The viewership for live television broadcasts has generally been declining for years. But something surprising is happening: events such as the winter Olympics and the Grammys are drawing more viewers and more buzz. The rebound is happening at least in part because of new viewing habits: while people watch, they are using smart phones or laptops to swap texts, tweets, and status updates about celebrities, characters, and even commercials.
Marie-José Montpetit, an invited scientist at MIT’s Research Lab for Electronics, has been working for several years on social TV–a way to seamlessly combine the social networks that are boosting TV ratings with the more passive experience of traditional TV viewing.

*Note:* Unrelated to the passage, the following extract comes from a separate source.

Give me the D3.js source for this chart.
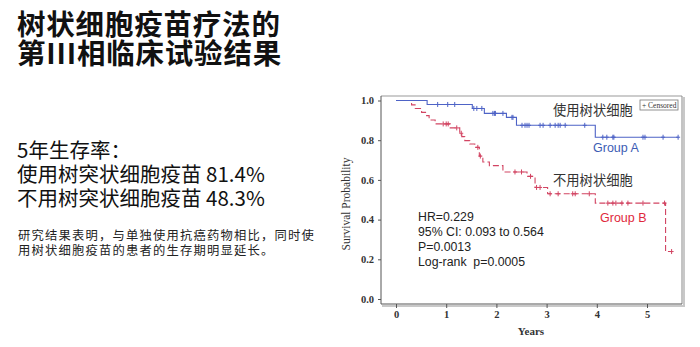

Her goal is to make watching television something that viewers in different places can share and discuss–and to make it easier to find something to watch.
Carriers, networks, and content producers hope that making it easier for viewers to link up with friends will help them hold on to their audiences rather than losing them to services like Hulu, which stream shows over the Internet. And opening TV to social networking could make it easier for companies to provide personalized programming.
Many developers are working on ways to let people share the viewing experience over broadband connections or through set-top boxes; indeed, cable companies and other broadband video providers have sponsored small trials of various interactive TV services around the world for more than 20 years. But most of the systems were even clumsier than the combination of laptop and large-screen TV that today’s viewers have kludged together. Montpetit wants to unite different communication systems–especially cellular and broadband services–to create an elegant user experience. She’s been sharing ideas about that sort of system with BT, which provides broadband connections to 15 million people in the United Kingdom and Ireland, including nearly a half-million digital-TV subscribers.
Though BT won’t comment on what form its social-TV system might take, Montpetit and her students at the MIT Media Lab demonstrated an intriguing prototype last year. A central database aggregates video from online sources like YouTube, shares user-specified data with social networks, delivers video to the user’s TV, and lets users and the people in their networks send comments and ratings back and forth via an iPhone app. It avoids using the TV screen for messages, something that has proved irritating to consumers who don’t want clunky text obscuring the pictures on their 52-inch HDTVs. The app also allows the user to tell the network what program to show on his or her set. For instance, if a friend suggests a show and the owner agrees, that show will pop up at the appointed time. In February, Montpetit and her students presented a refined version of this system to BT. Jeff Patmore, who works with Montpetit as head of strategic university research at BT, says such a system could be rolled out this year, although he declines to confirm any plans. But Montpetit anxiously awaits U.S. deployment of social TV: her daughter, with whom she watches certain shows, heads off to college next fall. Engineering and business issues aside, she wants social TV to help friends and family stay connected, even as they move apart.